There’s also mmap as well; which would allow further efficiency for parallel reads (like the iota library).

daver · October 6, 2020, 2:08am

I’m not familiar with Aerospike, either, but to echo what @didibus is saying, most DBs allow you to make oodles of connections because the cost of connection setup is high and you don’t want to pay that every time you read/write anything. The actual DB engine is typically parallelized on the order of the number of cores in the system. That’s because concurrency (not parallelism) has a switching cost and they are going for maximum overall throughput. So, while they might expect hundreds or even thousands of connections, they expect most of those connections to be idle at any given time. Any number of concurrent requests beyond the core count will then be queued and processed as soon as possible.

Your task is to figure out what the real PARALLELISM of your system is and match your input load to match that. If you go above that, it might seem like you’re doing a lot “in parallel,” but really all you’re doing is causing a lot of queuing/dequeuing overhead which will slow you down. I suspect that if you throttled things down on the sending side to the order of 20 - 40 threads and just had those push data through twice the number of connections (say 40 - 80), you’d probably see higher overall throughput. You’ll obviously have to tune those through some experimentation. I would perhaps hand one file each to a thread and have those threads operate independently with 2 - 10 connections each, pushing data through them. Again, your goal is to keep the DB saturated, but not so overloaded that it’s having to queue a lot of transactions.

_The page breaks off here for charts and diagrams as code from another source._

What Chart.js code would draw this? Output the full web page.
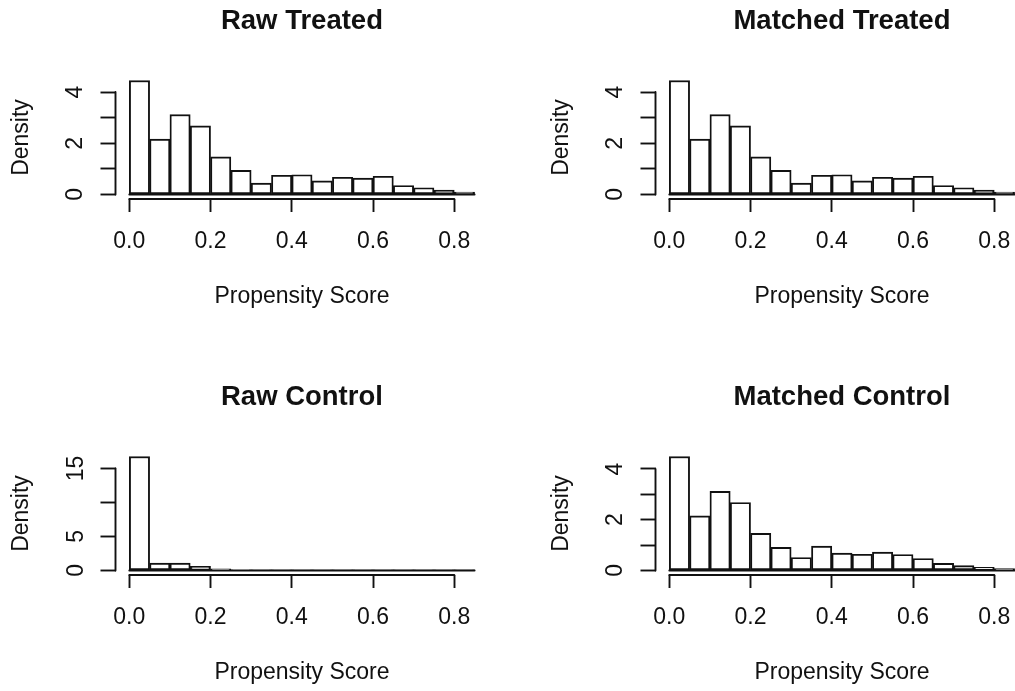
<!DOCTYPE html>
<html>
<head>
<meta charset="utf-8">
<script src="https://cdn.jsdelivr.net/npm/chart.js@4.4.1/dist/chart.umd.min.js"></script>
<style>
  html, body { margin: 0; padding: 0; background: #fff; overflow: hidden; width: 1015px; height: 691px; }
  canvas { position: absolute; }
</style>
</head>
<body>
<canvas id="p1" width="540" height="315" style="left:0px;top:0px;"></canvas>
<canvas id="p2" width="540" height="315" style="left:540px;top:0px;"></canvas>
<canvas id="p3" width="540" height="315" style="left:0px;top:376px;"></canvas>
<canvas id="p4" width="540" height="315" style="left:540px;top:376px;"></canvas>
<script>
// ---- data ----
const binEdges = [0, 0.05, 0.10, 0.15, 0.20, 0.25, 0.30, 0.35, 0.40, 0.45, 0.50, 0.55, 0.60, 0.65, 0.70, 0.75, 0.80, 0.85];
const binMids = [0.025, 0.075, 0.125, 0.175, 0.225, 0.275, 0.325, 0.375, 0.425, 0.475, 0.525, 0.575, 0.625, 0.675, 0.725, 0.775, 0.825];

const rawTreated     = [4.45, 2.16, 3.12, 2.68, 1.47, 0.94, 0.44, 0.75, 0.77, 0.53, 0.67, 0.64, 0.71, 0.35, 0.26, 0.17, 0.09];
const matchedTreated = [4.45, 2.16, 3.12, 2.68, 1.47, 0.94, 0.44, 0.75, 0.77, 0.53, 0.67, 0.64, 0.71, 0.35, 0.26, 0.17, 0.09];
const rawControl     = [16.76, 1.07, 1.07, 0.59, 0.25, 0.10, 0.05, 0.03, 0.02, 0.02, 0.01, 0.01, 0.01, 0.005, 0.005, 0.003, 0.002];
const matchedControl = [4.49, 2.15, 3.12, 2.68, 1.46, 0.91, 0.51, 0.96, 0.68, 0.64, 0.72, 0.63, 0.47, 0.28, 0.19, 0.12, 0.07];

const xTickValues = [0, 0.2, 0.4, 0.6, 0.8];
const xTickLabels = ['0.0', '0.2', '0.4', '0.6', '0.8'];
const yTicksSmall = [0, 1, 2, 3, 4];
const yLabelsSmall = ['0', '', '2', '', '4'];
const yTicksLarge = [0, 5, 10, 15];
const yLabelsLarge = ['0', '5', '', '15'];

const panelTitles = ['Raw Treated', 'Matched Treated', 'Raw Control', 'Matched Control'];
const xAxisTitle = 'Propensity Score';
const yAxisTitle = 'Density';

// ---- style ----
const FONT = "'Liberation Sans', Arial, Helvetica, sans-serif";
const INK = '#111';
const LW = 1.9;

const rAxesPlugin = {
  id: 'rAxes',
  afterDatasetsDraw(chart, args, opts) {
    const ctx = chart.ctx;
    const xs = chart.scales.x, ys = chart.scales.y;
    const area = chart.chartArea;
    ctx.save();
    ctx.strokeStyle = INK;
    ctx.lineWidth = LW;
    ctx.lineCap = 'round';
    // baseline of the histogram (bottom edges of the bins)
    ctx.beginPath();
    ctx.moveTo(xs.getPixelForValue(binEdges[0]), ys.getPixelForValue(0));
    ctx.lineTo(xs.getPixelForValue(binEdges[binEdges.length - 1]), ys.getPixelForValue(0));
    ctx.stroke();
    // x axis line (first to last tick)
    ctx.beginPath();
    ctx.moveTo(xs.getPixelForValue(xTickValues[0]), area.bottom);
    ctx.lineTo(xs.getPixelForValue(xTickValues[xTickValues.length - 1]), area.bottom);
    ctx.stroke();
    // y axis line (first to last tick)
    const yt = opts.yTicks;
    ctx.beginPath();
    ctx.moveTo(area.left, ys.getPixelForValue(yt[0]));
    ctx.lineTo(area.left, ys.getPixelForValue(yt[yt.length - 1]));
    ctx.stroke();
    ctx.restore();
  }
};

function makePanel(id, title, values, yTicks, yLabels, yLabelPad) {
  const ymax = Math.max(...values);
  const xmin = binEdges[0], xmax = binEdges[binEdges.length - 1];
  const xr = xmax - xmin;
  return new Chart(document.getElementById(id), {
    type: 'bar',
    data: {
      datasets: [{
        data: binMids.map((m, i) => ({ x: m, y: values[i] })),
        backgroundColor: '#ffffff',
        borderColor: INK,
        borderWidth: LW,
        borderSkipped: false,
        barPercentage: 1.0,
        categoryPercentage: 1.0
      }]
    },
    plugins: [rAxesPlugin],
    options: {
      responsive: false,
      devicePixelRatio: 1,
      animation: false,
      events: [],
      layout: { padding: { left: 0, right: 51.6, top: 0, bottom: 0 } },
      plugins: {
        legend: { display: false },
        tooltip: { enabled: false },
        rAxes: { yTicks: yTicks },
        title: {
          display: true,
          text: title,
          fullSize: false,
          color: INK,
          font: { family: FONT, size: 27.5, weight: 'bold', lineHeight: 1.2 },
          padding: { top: 4.6, bottom: 38.4 }
        }
      },
      scales: {
        x: {
          type: 'linear',
          offset: false,
          min: xmin - 0.04 * xr,
          max: xmax + 0.04 * xr,
          afterBuildTicks: (s) => { s.ticks = xTickValues.map(v => ({ value: v })); },
          afterFit: (s) => { s.height = 116; },
          grid: { display: true, offset: false, drawOnChartArea: false, drawTicks: true, tickLength: 13, tickWidth: LW, tickColor: INK },
          border: { display: false },
          ticks: {
            autoSkip: false, maxRotation: 0, minRotation: 0,
            padding: 15.5, color: INK,
            font: { family: FONT, size: 23, lineHeight: 1.2 },
            callback: (v, i) => xTickLabels[i]
          },
          title: {
            display: true, text: xAxisTitle, color: INK,
            font: { family: FONT, size: 23, lineHeight: 1.2 },
            padding: { top: 0, bottom: 5.0 }
          }
        },
        y: {
          type: 'linear',
          min: -0.04 * ymax,
          max: 1.04 * ymax,
          afterBuildTicks: (s) => { s.ticks = yTicks.map(v => ({ value: v })); },
          afterFit: (s) => { s.width = 115.5; },
          grid: { display: true, offset: false, drawOnChartArea: false, drawTicks: true, tickLength: 15, tickWidth: LW, tickColor: INK },
          border: { display: false },
          ticks: {
            autoSkip: false, minRotation: 90, maxRotation: 90,
            crossAlign: 'center', align: 'center',
            padding: yLabelPad, color: INK,
            font: { family: FONT, size: 23, lineHeight: 1.2 },
            callback: (v, i) => yLabels[i]
          },
          title: {
            display: true, text: yAxisTitle, color: INK,
            font: { family: FONT, size: 23, lineHeight: 1.2 },
            padding: { top: 7.5, bottom: 0 }
          }
        }
      }
    }
  });
}

makePanel('p1', panelTitles[0], rawTreated, yTicksSmall, yLabelsSmall, 18.3);
makePanel('p2', panelTitles[1], matchedTreated, yTicksSmall, yLabelsSmall, 18.3);
makePanel('p3', panelTitles[2], rawControl, yTicksLarge, yLabelsLarge, 11.0);
makePanel('p4', panelTitles[3], matchedControl, yTicksSmall, yLabelsSmall, 18.3);
</script>
</body>
</html>
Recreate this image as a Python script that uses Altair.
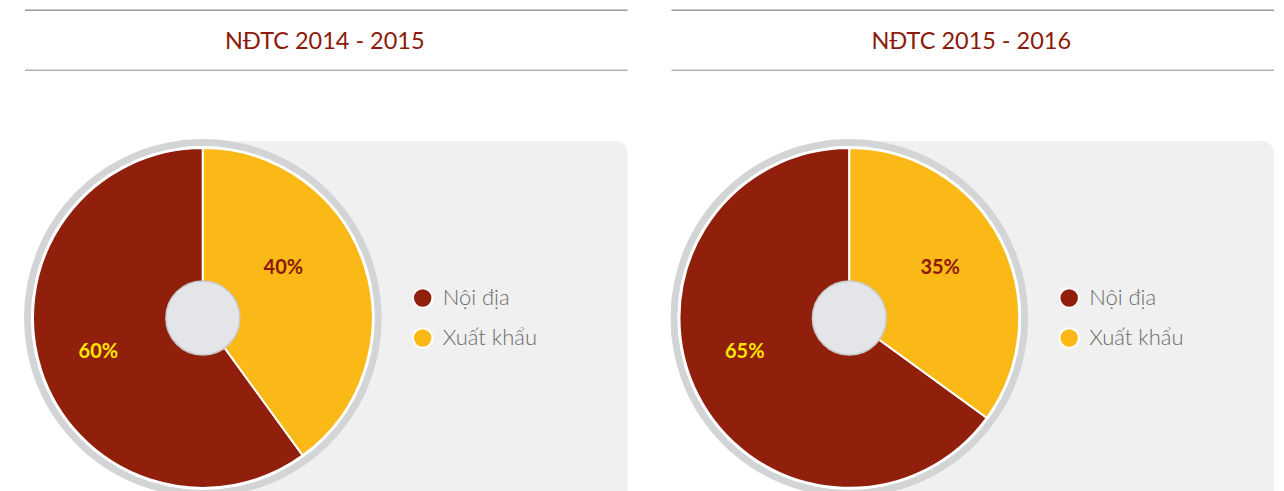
import altair as alt
import pandas as pd

categories = ["Nội địa", "Xuất khẩu"]
share_2014_2015 = [60, 40]
share_2015_2016 = [65, 35]
titles = ["NĐTC 2014 - 2015", "NĐTC 2015 - 2016"]

RED = "#901f0b"
YELLOW = "#fbb917"
CX, CY = 195, 310


def panel(title, shares, label_style):
    df = pd.DataFrame({"cat": categories, "value": shares})
    base = alt.Chart(df).transform_calculate(label="datum.value + '%'")
    one = alt.Data(values=[{"t": title}])

    color = alt.Color("cat:N", scale=alt.Scale(domain=categories, range=[RED, YELLOW]), legend=None)
    theta = alt.Theta("value:Q", stack=True)
    order = alt.Order("cat:N", sort="descending")

    line1 = alt.Chart(one).mark_rule(color="#9a9a9a", strokeWidth=1.5).encode(
        x=alt.value(17), x2=alt.value(620), y=alt.value(2))
    line2 = alt.Chart(one).mark_rule(color="#b0b0b0", strokeWidth=1.5).encode(
        x=alt.value(17), x2=alt.value(620), y=alt.value(62))
    ttl = alt.Chart(one).mark_text(font="Lato", fontSize=23.5, color="#8b1a0a",
                                   align="center", baseline="middle").encode(
        x=alt.value(317), y=alt.value(34), text="t:N")
    bg = alt.Chart(one).mark_rect(color="#f0f0f0", cornerRadius=12).encode(
        x=alt.value(195), x2=alt.value(620), y=alt.value(133), y2=alt.value(520))
    ring = alt.Chart(one).mark_arc(outerRadius=179, innerRadius=172, theta=0, theta2=6.2832,
                                   color="#d3d4d6").encode(x=alt.value(CX), y=alt.value(CY))
    gap = alt.Chart(one).mark_arc(outerRadius=172, innerRadius=0, theta=0, theta2=6.2832,
                                  color="#ffffff").encode(x=alt.value(CX), y=alt.value(CY))
    pie = base.mark_arc(outerRadius=170, stroke="white", strokeWidth=2).encode(
        x=alt.value(CX), y=alt.value(CY), theta=theta, color=color, order=order)
    hole = alt.Chart(one).mark_arc(outerRadius=37, innerRadius=0, theta=0, theta2=6.2832,
                                   color="#e3e5e8", stroke="#c8cacd", strokeWidth=1.5).encode(
        x=alt.value(CX), y=alt.value(CY))

    labels = []
    for c, (toff, rad, col) in label_style.items():
        labels.append(base.mark_text(radius=rad, thetaOffset=toff, font="Lato", fontSize=20,
                                     fontWeight="bold", color=col,
                                     align="center", baseline="middle").encode(
            x=alt.value(CX), y=alt.value(CY), theta=theta, order=order,
            text=alt.condition(alt.datum.cat == c, "label:N", alt.value(""))))

    ly = alt.Y("cat:N", scale=alt.Scale(type="point", domain=categories, range=[290, 330], padding=0), axis=None)
    leg_dot = base.mark_circle(size=380, opacity=1, stroke="white", strokeWidth=2).encode(
        x=alt.value(415), y=ly, color=color)
    leg_txt = base.mark_text(font="Lato", fontWeight=300, fontSize=22, color="#6b6b6b",
                             align="left", baseline="middle").encode(
        x=alt.value(435), y=ly, text="cat:N")

    return alt.layer(line1, line2, ttl, bg, ring, gap, pie, hole, *labels, leg_dot, leg_txt).properties(
        width=622, height=483)


left = panel(titles[0], share_2014_2015, {
    "Xuất khẩu": (-0.244, 95, "#8b1a0a"),
    "Nội địa": (0.0, 110, "#ffe600"),
})
right = panel(titles[1], share_2015_2016, {
    "Xuất khẩu": (-0.035, 104, "#8b1a0a"),
    "Nội địa": (0.157, 110, "#ffe600"),
})

chart = alt.hconcat(left, right, spacing=25).properties(padding=0, background="white").configure_view(stroke=None)
chart.save("out.html", embed_options={"renderer": "svg", "actions": False})
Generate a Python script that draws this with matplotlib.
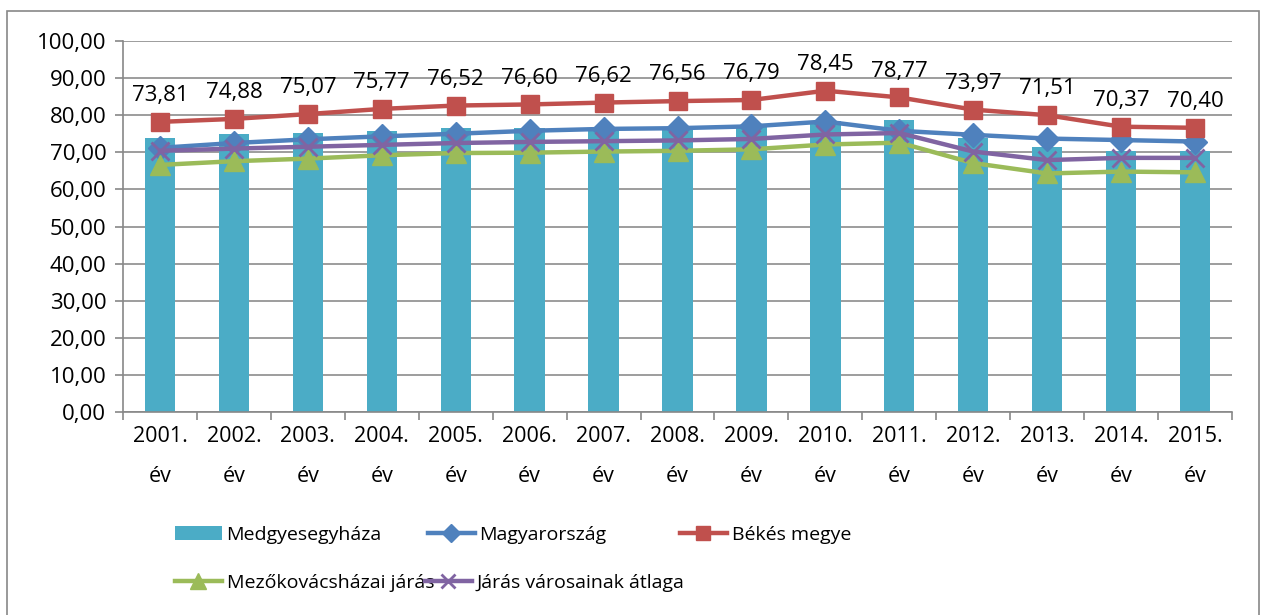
import matplotlib.pyplot as plt
import numpy as np
from matplotlib.patches import Rectangle

years = ["2001.\név", "2002.\név", "2003.\név", "2004.\név", "2005.\név",
         "2006.\név", "2007.\név", "2008.\név", "2009.\név", "2010.\név",
         "2011.\név", "2012.\név", "2013.\név", "2014.\név", "2015.\név"]

medgyesegyhaza = [73.81, 74.88, 75.07, 75.77, 76.52, 76.60, 76.62, 76.56,
                  76.79, 78.45, 78.77, 73.97, 71.51, 70.37, 70.40]
magyarorszag = [71.2, 72.5, 73.5, 74.3, 75.0, 75.8, 76.3, 76.5, 77.0, 78.3,
                75.8, 74.7, 73.7, 73.3, 72.9]
bekes = [78.2, 79.0, 80.3, 81.7, 82.6, 82.9, 83.4, 83.8, 84.1, 86.6,
         84.8, 81.5, 80.0, 76.9, 76.6]
mezokovacshazai = [66.6, 67.6, 68.3, 69.2, 69.8, 69.9, 70.2, 70.4, 70.8, 72.1,
                   72.6, 67.1, 64.3, 64.8, 64.6]
jaras_varosai = [70.4, 71.0, 71.5, 72.0, 72.5, 72.8, 73.0, 73.2, 73.6, 74.8,
                 75.2, 70.2, 67.9, 68.5, 68.5]

plt.rcParams["font.family"] = ["Open Sans", "DejaVu Sans"]

fig = plt.figure(figsize=(12.61, 6.15), dpi=100)
ax = fig.add_axes([123 / 1261, 1 - 412 / 615, 1109 / 1261, 371 / 615])

x = np.arange(len(years))
h_bar = ax.bar(x, medgyesegyhaza, width=0.41, color="#4BACC6", label="Medgyesegyháza", zorder=2)
h_magy, = ax.plot(x, magyarorszag, color="#4F81BD", lw=3.2, marker="D", ms=12,
                  label="Magyarország", zorder=3)
h_bekes, = ax.plot(x, bekes, color="#C0504D", lw=3.2, marker="s", ms=13,
                   label="Békés megye", zorder=3)
h_mezo, = ax.plot(x, mezokovacshazai, color="#9BBB59", lw=3.2, marker="^", ms=14,
                  label="Mezőkovácsházai járás", zorder=3)
h_jaras, = ax.plot(x, jaras_varosai, color="#8064A2", lw=3.2, marker="x", ms=13, mew=2,
                   label="Járás városainak átlaga", zorder=3)

for xi, b, v in zip(x, bekes, medgyesegyhaza):
    ax.annotate(f"{v:.2f}".replace(".", ","), (xi, b), xytext=(0, 19),
                textcoords="offset points", ha="center", va="center", fontsize=16)

ax.set_xlim(-0.5, len(years) - 0.5)
ax.set_ylim(0, 100)
ax.set_yticks(np.arange(0, 101, 10))
ax.set_yticklabels([f"{v:.2f}".replace(".", ",") for v in np.arange(0, 101, 10)], fontsize=16)
ax.set_xticks(x)
ax.set_xticklabels(years, fontsize=15.5, linespacing=2.2)
ax.set_xticks(np.arange(-0.5, len(years), 1), minor=True)
ax.tick_params(axis="x", which="major", length=0, pad=10)
ax.tick_params(axis="x", which="minor", length=6, color="#888888", width=1.2)
ax.tick_params(axis="y", length=6, color="#888888", width=1.2, pad=6)
ax.grid(axis="y", color="#8c8c8c", lw=1.2, zorder=0)
ax.set_axisbelow(True)
for s in ["top", "right"]:
    ax.spines[s].set_visible(False)
for s in ["left", "bottom"]:
    ax.spines[s].set_color("#888888")
    ax.spines[s].set_linewidth(1.2)

# legend laid out like Excel: each entry at its own place
entries = [(h_bar, 175, 535), (h_magy, 428, 535), (h_bekes, 680, 535),
           (h_mezo, 175, 583), (h_jaras, 425, 583)]
for h, px, py in entries:
    fig.legend(handles=[h], loc="center left", bbox_to_anchor=(px / 1261, 1 - py / 615),
               frameon=False, fontsize=14, handlelength=2.4, handletextpad=0.25,
               borderpad=0, borderaxespad=0, markerscale=0.8)

fig.patches.append(Rectangle((7 / 1261, -0.01), 1252 / 1261, 1 - 11 / 615 + 0.01,
                             transform=fig.transFigure, fill=False,
                             edgecolor="#888888", lw=1.2))

fig.savefig("out.png", dpi=100)
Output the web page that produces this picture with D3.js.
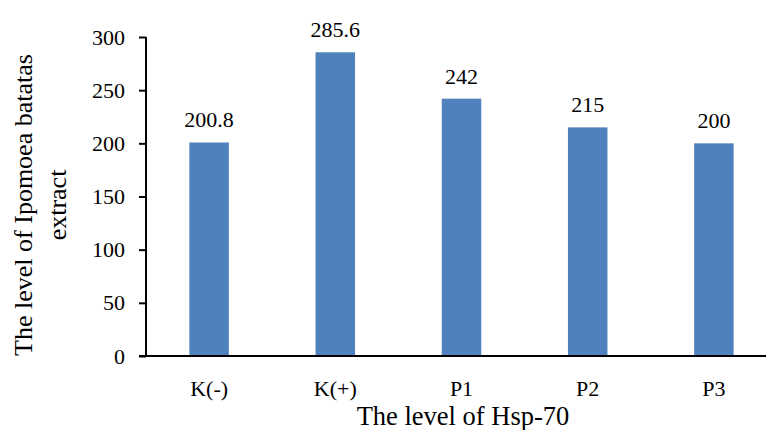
<!DOCTYPE html>
<html>
<head>
<meta charset="utf-8">
<script src="https://cdn.jsdelivr.net/npm/d3@7"></script>
<style>
  body { margin: 0; background: #fff; }
  text { font-family: "Liberation Serif", "DejaVu Serif", serif; fill: #000; }
</style>
</head>
<body>
<div id="chart"></div>
<script>
// data
var categories = ["K(-)", "K(+)", "P1", "P2", "P3"];
var values = [200.8, 285.6, 242, 215, 200];
var valueLabels = ["200.8", "285.6", "242", "215", "200"];
var yTicks = [0, 50, 100, 150, 200, 250, 300];

var width = 766, height = 430;

var svg = d3.select("#chart")
    .append("svg")
    .attr("width", width)
    .attr("height", height);

// scales (plot runs slightly off the right edge, like the source crop)
var xScale = d3.scaleBand()
    .domain(categories)
    .range([146, 777])
    .paddingInner(0.687)
    .paddingOuter(0.3435);

var yScale = d3.scaleLinear()
    .domain([0, 300])
    .range([356, 37]);

// bars
svg.selectAll(".bar")
    .data(values)
    .enter().append("rect")
    .attr("class", "bar")
    .attr("x", function (d, i) { return xScale(categories[i]); })
    .attr("width", xScale.bandwidth())
    .attr("y", function (d) { return yScale(d); })
    .attr("height", function (d) { return yScale(0) - yScale(d); })
    .style("fill", "#4f81bd");

// value labels
svg.selectAll(".vlabel")
    .data(values)
    .enter().append("text")
    .attr("class", "vlabel")
    .attr("x", function (d, i) { return xScale(categories[i]) + xScale.bandwidth() / 2; })
    .attr("y", function (d) { return yScale(d) - 15; })
    .attr("text-anchor", "middle")
    .style("font-size", "22px")
    .text(function (d, i) { return valueLabels[i]; });

// y axis
var yAxis = d3.axisLeft(yScale).tickValues(yTicks).tickSize(7).tickPadding(14);
var gy = svg.append("g")
    .attr("transform", "translate(146,0)")
    .call(yAxis);
gy.select(".domain").attr("stroke", "#000").attr("stroke-width", 2).attr("d", "M0,37V356");
gy.selectAll(".tick line").attr("stroke", "#000").attr("stroke-width", 2);
gy.selectAll(".tick text")
    .style("font-family", "Liberation Serif")
    .style("font-size", "22px");

// x axis
var xAxis = d3.axisBottom(xScale).tickSize(0).tickPadding(24);
var gx = svg.append("g")
    .attr("transform", "translate(0,356)")
    .call(xAxis);
gx.select(".domain").attr("stroke", "#000").attr("stroke-width", 2).attr("d", "M139,0H766");
gx.selectAll(".tick text")
    .style("font-family", "Liberation Serif")
    .style("font-size", "22px");

// axis titles
svg.append("text")
    .attr("x", 463)
    .attr("y", 425)
    .attr("text-anchor", "middle")
    .style("font-size", "26.5px")
    .text("The level of Hsp-70");

var yTitle = svg.append("text")
    .attr("transform", "translate(0,205) rotate(-90)")
    .attr("text-anchor", "middle")
    .style("font-size", "26px");
yTitle.append("tspan").attr("x", 0).attr("y", 32).text("The level of Ipomoea batatas");
yTitle.append("tspan").attr("x", 0).attr("y", 66).text("extract");
</script>
</body>
</html>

Remember, your peak throughput will be JUST BELOW saturation. Once you go beyond that, best case everything handles the additional load well and uses great load-management techniques (queuing, flow control, etc.), but that’s not a given and once you invoke these mechanisms, your DB is going to be doing more work to mange the load and not putting every CPU cycle into doing “DB stuff.”

system · April 6, 2021, 2:08pm

This topic was automatically closed 182 days after the last reply. New replies are no longer allowed.